The Tales of Hoffmann (1951)

THE TALES OF HOFFMANN (1951)
Article #1090 by Dave Sindelar
Viewing Date: 3-9-2004
Posting Date: 8-6-2004
Directed by Michael Powell and Emeric Pressburger
Featuring Moira Shearer, Ludmilla Tcherina, Anne Ayars

A poet relates to the guests at an inn the tales of his three great loves.

It’s opera again, folks, and I didn’t expect another one to pop up so soon, but here we are. As I mentioned during my review of THE MEDIUM, I’m not an opera buff and I find the form a little alien. As for my comments that the vocal phrasing in opera was the equivalent of listening to your native tongue in a bizarre dialect, all I can add to that is that my wife sat down and watched about ten minutes of this movie with me, and then asked what language it was in. This opera is, like THE MEDIUM, in English.

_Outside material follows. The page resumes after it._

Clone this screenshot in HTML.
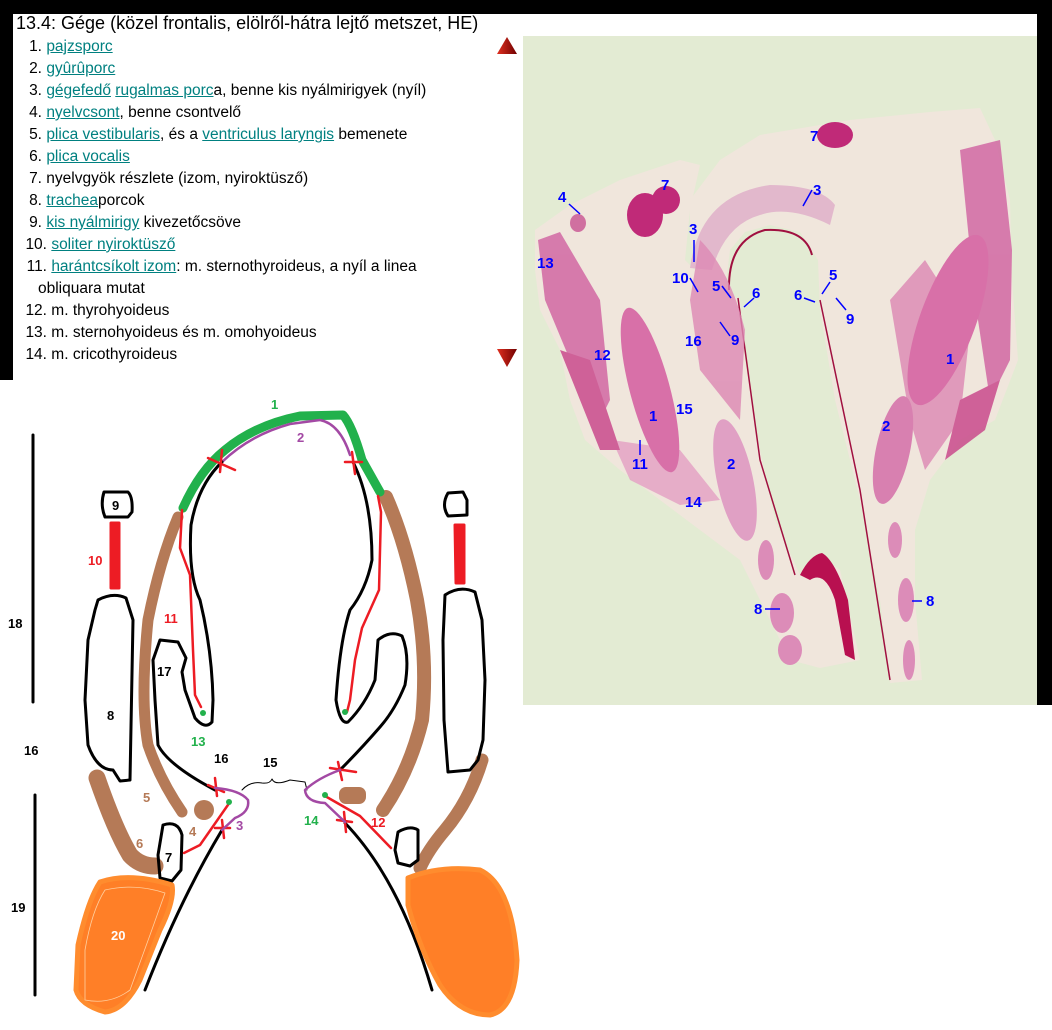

Fortunately, it’s directed by Michael Powell and Emeric Pressburger, the same team that gave us A MATTER OF LIFE AND DEATH, and the visual sense that pervaded and enhanced that movie are in full sway here as well. This movie is simply stunning on a visual level, and it uses color in such a memorable, daring and evocative way that it makes most color movies look like they’re in black and white. It’s by no means merely a photographed opera; it’s a thoroughly cinematic experience, taking full advantage of the flexibility that marks one of the advantages that films have over live productions. I heartily recommend the movie to anyone interested in brilliant direction, the works of Powell and/or Pressburger, and anyone interested in opera.

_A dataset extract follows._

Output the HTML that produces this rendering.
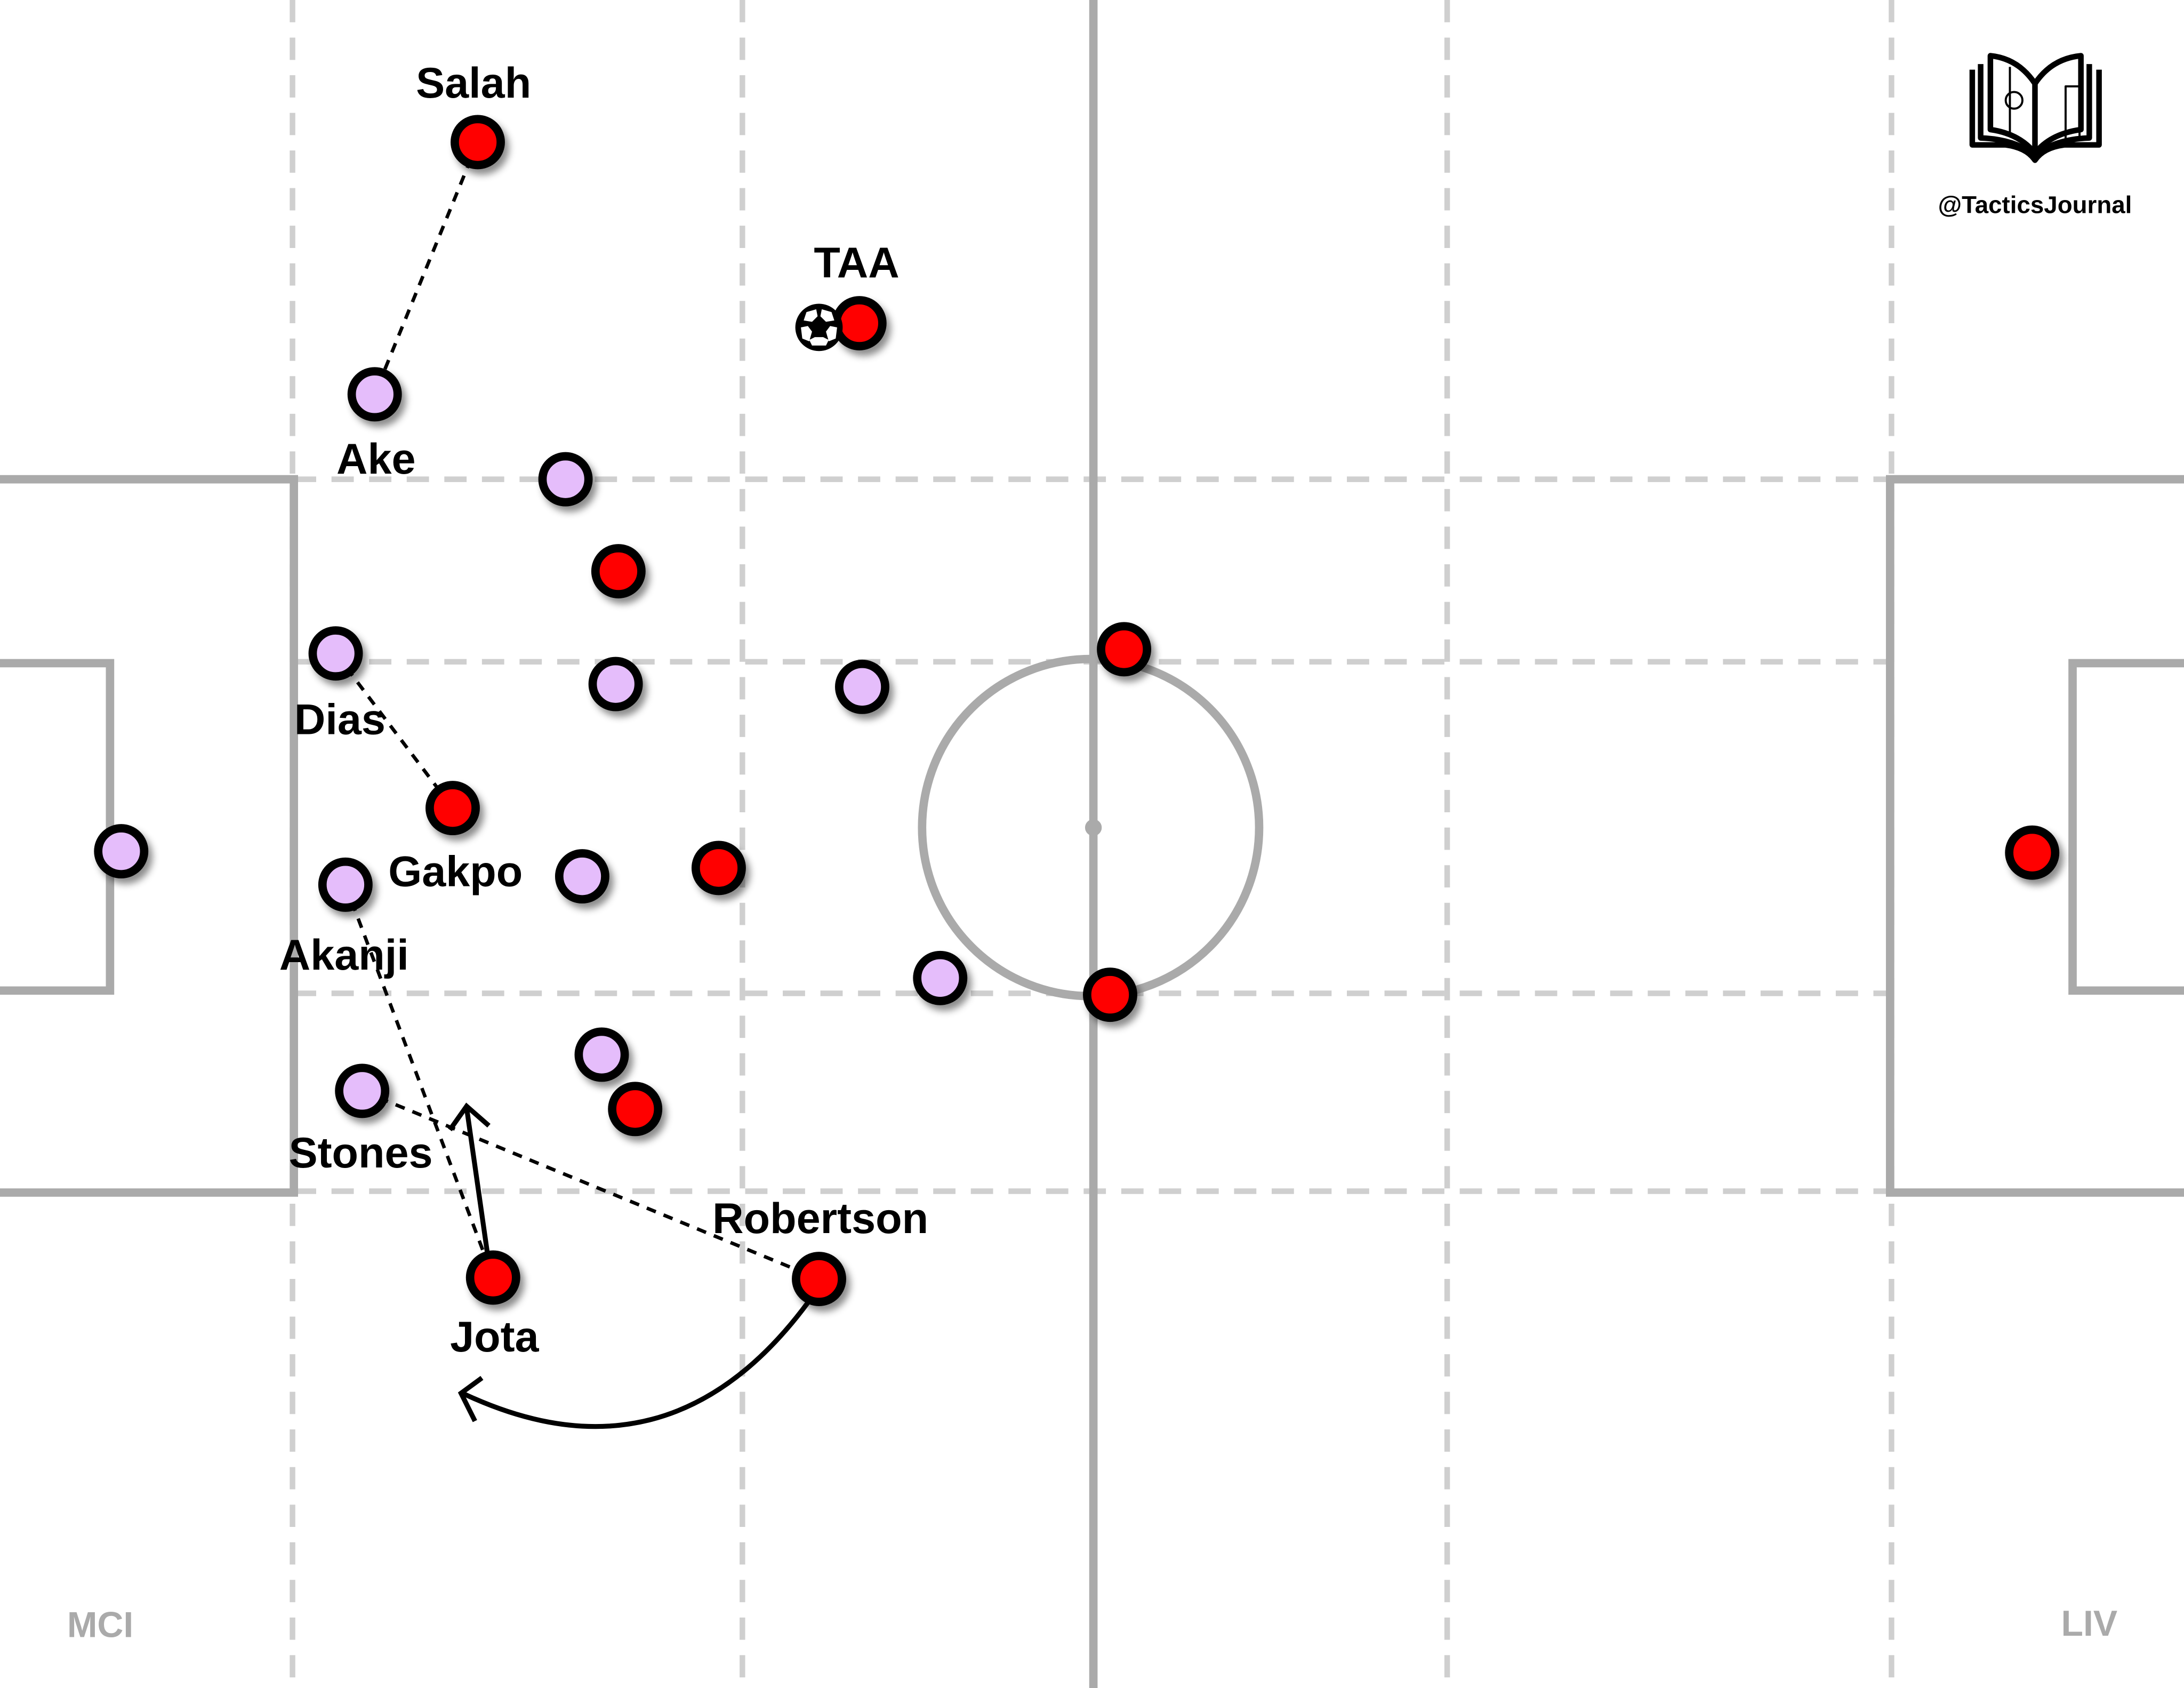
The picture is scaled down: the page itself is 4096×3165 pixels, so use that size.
<!DOCTYPE html>
<html><head><meta charset="utf-8"><style>
html,body{margin:0;padding:0;background:#fff;}
svg{display:block;}
text{font-family:"Liberation Sans",Arial,sans-serif;font-weight:bold;}
</style></head><body>
<svg id="pitch" width="4096" height="3165" viewBox="0 0 1568 1211.6" preserveAspectRatio="none" xmlns="http://www.w3.org/2000/svg">
<defs>
<filter id="sh" x="-50%" y="-50%" width="200%" height="200%"><feDropShadow dx="3" dy="4" stdDeviation="2.5" flood-color="#000" flood-opacity="0.45"/></filter>
</defs>
<rect width="1568" height="1212" fill="#fff"/>
<g id="grid" stroke="#cfcfcf" stroke-width="4" stroke-dasharray="16 11" fill="none">
<line x1="210" y1="0" x2="210" y2="1212"/>
<line x1="533" y1="0" x2="533" y2="1212"/>
<line x1="1039" y1="0" x2="1039" y2="1212"/>
<line x1="1358" y1="0" x2="1358" y2="1212"/>
<line x1="211" y1="344" x2="1357" y2="344"/>
<line x1="211" y1="475" x2="1357" y2="475"/>
<line x1="211" y1="713" x2="1357" y2="713"/>
<line x1="211" y1="855" x2="1357" y2="855"/>
</g>
<g id="lines" stroke="#aaa" stroke-width="6" fill="none">
<line x1="785" y1="0" x2="785" y2="1212"/>
<circle cx="783" cy="594" r="121"/>
<circle cx="785" cy="594" r="3" fill="#aaa"/>
<path d="M0 344 H211 V856 H0"/>
<path d="M0 476 H79 V711 H0"/>
<path d="M1568 344 H1357 V856 H1568"/>
<path d="M1568 476 H1488 V711 H1568"/>
</g>
<text x="72" y="1175" font-size="26" fill="#aaa" text-anchor="middle">MCI</text>
<text x="1500" y="1174" font-size="26" fill="#aaa" text-anchor="middle">LIV</text>
<g id="links" stroke="#000" stroke-width="2.5" stroke-dasharray="7 6" fill="none">
<line x1="343" y1="102" x2="269" y2="283"/>
<line x1="241" y1="469" x2="325" y2="580"/>
<line x1="248" y1="635" x2="354" y2="917"/>
<line x1="260" y1="783" x2="588" y2="918"/>
</g>
<g id="runs" stroke="#000" stroke-width="3.5" fill="none">
<line x1="350" y1="900" x2="335" y2="795"/>
<path d="M323 811 L335 794 L351 808"/>
<path d="M580 935 Q480 1070 332 1000"/>
<path d="M346 989 L331 1000 L341 1020"/>
</g>
<g id="players"></g>
<g id="ball" transform="translate(588,235)">
<circle r="17" fill="#000"/>
<g fill="#fff">
<polygon points="-2,-13 -9,-11 -11,-5 -5,-4 -1,-8"/>
<polygon points="2,-13 9,-11 11,-5 5,-4 1,-8"/>
<polygon points="-13,0 -12,8 -7,10 -5,3 -8,-1"/>
<polygon points="13,0 12,8 7,10 5,3 8,-1"/>
<polygon points="-5,13 5,13 7,9 3,7 -3,7 -7,9"/>
</g>
</g>
<g id="logo" fill="none" stroke="#000" stroke-width="4" stroke-linejoin="round">
<path d="M1416 50 V104 H1440 Q1455 106 1461 115 Q1467 106 1482 104 H1507 V50"/>
<path d="M1422 46 V99 Q1448 100 1461 112 Q1474 100 1500 99 V46"/>
<path d="M1429 40 V93 Q1450 96 1461 110 Q1472 96 1494 93 V40 Q1473 42 1461 60 Q1449 42 1429 40 Z"/>
<line x1="1461" y1="60" x2="1461" y2="110"/>
<line x1="1443" y1="48" x2="1443" y2="98" stroke-width="1.5"/>
<circle cx="1446" cy="72" r="6" stroke-width="1.5"/>
<rect x="1483" y="62" width="10" height="38" stroke-width="1.5"/>
</g>
<text x="1461" y="153" font-size="17.5" text-anchor="middle">@TacticsJournal</text>
</svg>
<script>
const playerX = [343,617,444,807,325,516,797,456,354,588,1459, 269,406,241,442,619,87,248,418,675,432,260];
const playerY = [102,232,410,466,580,623,714,796,917,918,612, 283,344,469,491,493,611,635,629,702,757,783];
const playerTeam = ["LIV","LIV","LIV","LIV","LIV","LIV","LIV","LIV","LIV","LIV","LIV","MCI","MCI","MCI","MCI","MCI","MCI","MCI","MCI","MCI","MCI","MCI"];
const playerName = ["Salah","TAA","","","Gakpo","","","","Jota","Robertson","","Ake","","Dias","","","","Akanji","","","","Stones"];
const labelDX = [-3,-2,0,0,2,0,0,0,1,1,0,1,0,3,0,0,0,-1,0,0,0,-1];
const labelDY = [-32,-33,0,0,56,0,0,0,53,-33,0,57,0,58,0,0,0,61,0,0,0,55];
const NS = "http://www.w3.org/2000/svg";
const g = document.getElementById('players');
for (let i = 0; i < playerX.length; i++) {
  const c = document.createElementNS(NS, 'circle');
  
  
  c.setAttribute('cx', playerX[i]); c.setAttribute('cy', playerY[i]);
  c.setAttribute('r', 16.5);
  c.setAttribute('fill', playerTeam[i] === 'LIV' ? '#ff0000' : '#e5bdfb');
  c.setAttribute('stroke', '#000'); c.setAttribute('stroke-width', 6);
  c.setAttribute('filter', 'url(#sh)');
  g.appendChild(c);
  if (playerName[i]) {
    const t = document.createElementNS(NS, 'text');
    
    
    t.setAttribute('x', playerX[i] + labelDX[i]);
    t.setAttribute('y', playerY[i] + labelDY[i]);
    t.setAttribute('font-size', 31);
    t.setAttribute('text-anchor', 'middle');
    t.textContent = playerName[i];
    g.appendChild(t);
  }
}
document.getElementById('pitch').appendChild(document.getElementById('ball'));
</script>
</body></html>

However, it is opera, and as such, there came a point for me where the dazzling visuals couldn’t quite overcome my exhaustion at trying to figure out what the characters were warbling, and my attention began to stray quite badly during the second tale. Fortunately, the last tale turned out to be the easist of the three to understand in terms of hearing what the characters were saying, and it drew my interest back in long enough for me to truly appreciate the rest of the movie, including the ironic and sad denoument of the framing story. Incidentally, all three of the stories are fantastically themed; the first has Hoffmann falling in love with a dancing marionette whom he watches through a pair of magic spectacles. The second involves a woman who is under the spell of a magician who steals the mirror reflections of his victims. The third is about a woman who labors under a curse that she will die if she should sing (considering that they do nothing but sing during an opera, how long do you think she will last?).